A Montreal woman who was scolded by a judge for wearing a hijab in court had her fundamental rights violated, Quebec’s Court of Appeal ruled Wednesday.
The court decided unanimously that citizens who wear religious attire cannot be denied access to justice.
The ruling stems from a 2015 courtroom incident involving Rania El-Alloul, who was told by a Quebec court judge to remove her Muslim head scarf if she wanted a case involving her impounded car to proceed. El-Alloul refused, and her case was adjourned.
“No party challenges that the courtrooms of the Court of Quebec — and for that matter all courtrooms in Quebec as throughout Canada — are spaces of religious neutrality,” the three-judge appeal panel found.
“This does not mean, however, that judges may rely on the neutrality of the courts alone as a justification for preventing litigants from accessing a courtroom simply because they are expressing sincerely held religious beliefs.”
The ruling comes as the newly elected Coalition Avenir Quebec government plans to bring in legislation prohibiting public servants in positions of authority such as judges, teachers, prosecutors and police officers from wearing religious symbols.
In the case before the courts, Judge Eliana Marengo told El-Alloul the courtroom was a secular space and she was violating rules requiring suitable dress.
“In my opinion, you are not suitably dressed,” Marengo told El-Alloul. “Decorum is important. Hats and sunglasses, for example, are not allowed. And I don’t see why scarves on the head would be either.
“I will therefore not hear you if you are wearing a scarf on your head, just as I would not allow a person to appear before me wearing a hat or sunglasses on his or her head, or any other garment not suitable for a court proceeding.”
The appellate court called that decision unreasonable, saying Quebec court rules do not forbid head scarves if they constitute a sincere religious belief and don’t harm the public interest.

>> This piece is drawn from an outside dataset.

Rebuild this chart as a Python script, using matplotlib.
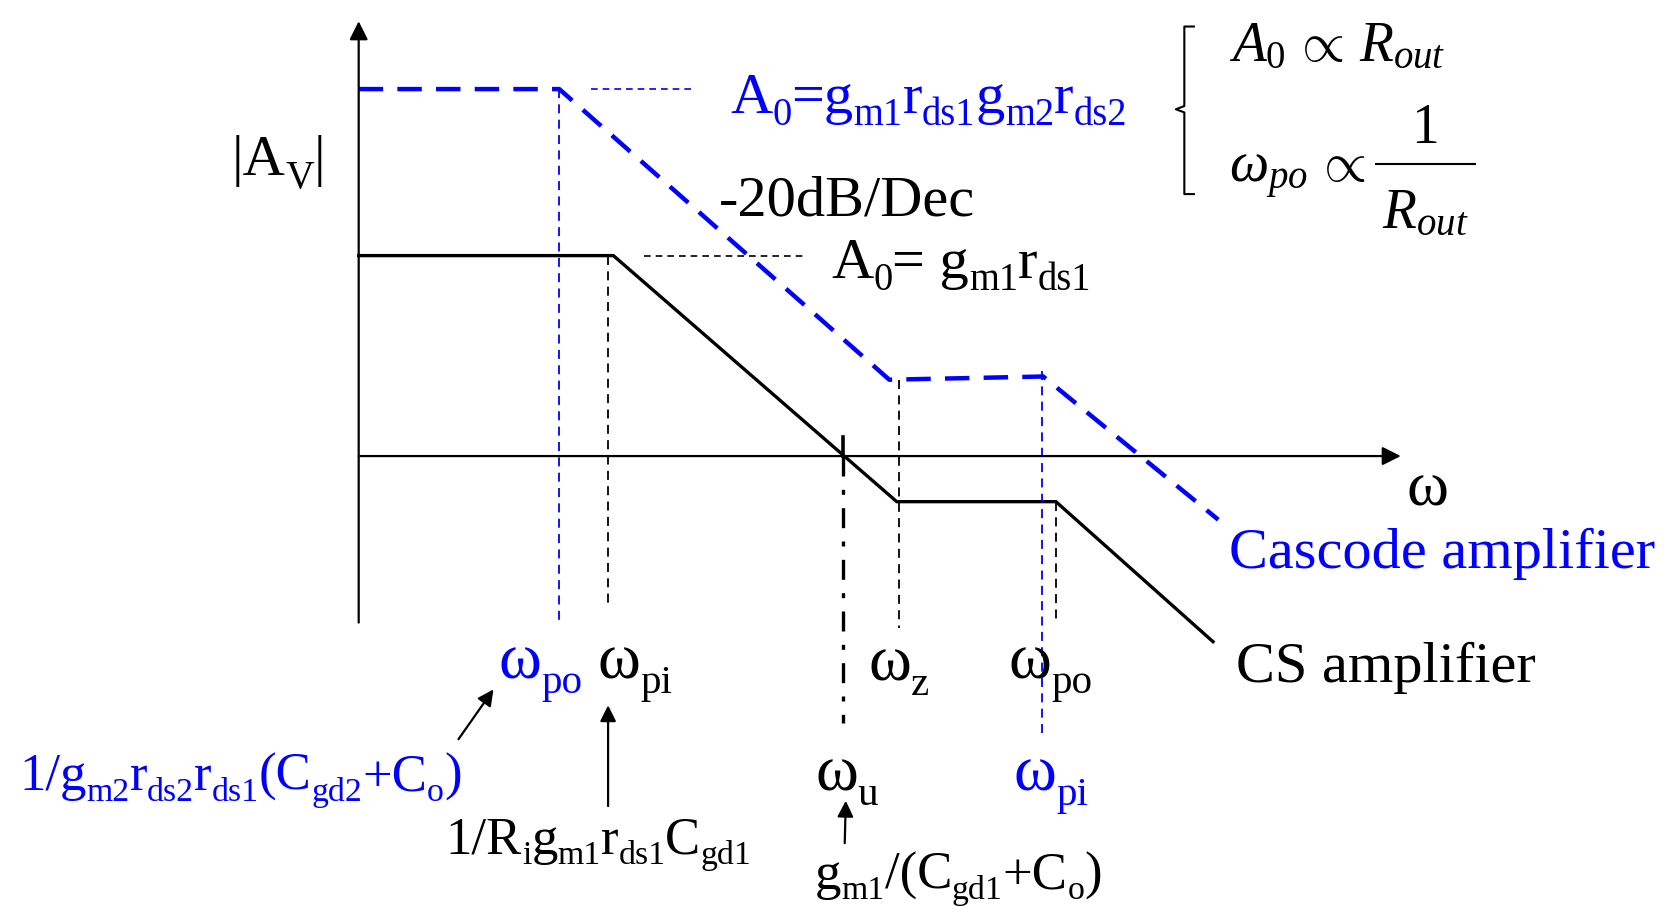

“In light of the multi-confessional fabric of Quebec society, it is usually quite easy for a judge to recognize the difference between suitable religious attire and those cases where the individual litigant or witness is showing lack of respect for the court by his or her choice of clothing,” the ruling reads.
“The types of religious clothing worn in Quebec are not numerous and are not generally difficult to identify. For quite a long time now, the courts have had little difficulty accommodating these types of attire.”
Freedom of religious expression doesn’t stop at the courtroom door, the appellate court added, noting the Marengo’s decision failed to take into account El-Alloul’s constitutional rights. It also ignored guidance from the Supreme Court of Canada on religious clothing in a courtroom.
Catherine McKenzie, one of the lawyers representing El-Alloul in the matter, said the decision reaffirms important principles about access to justice.
“Our courts are spaces that are supposed to treat people neutrally,” McKenzie said. “The everyday default should be you don’t get questioned about your religion just because you’re wearing a symbol in court.”
In 2016, Quebec Superior Court denied El-Alloul’s request for a ruling declaring that she had been treated unfairly by Marengo. The appeal court has set aside that ruling and quashed Marengo’s initial decision.
Julius Grey, another lawyer representing El-Alloul, called Wednesday’s ruling “gratifying.” It shows “you can’t, as a matter of principle, refuse access to somebody merely because of a religious sign,” he said.
Marengo faces a hearing before Quebec’s judicial council over the matter. No date has been set.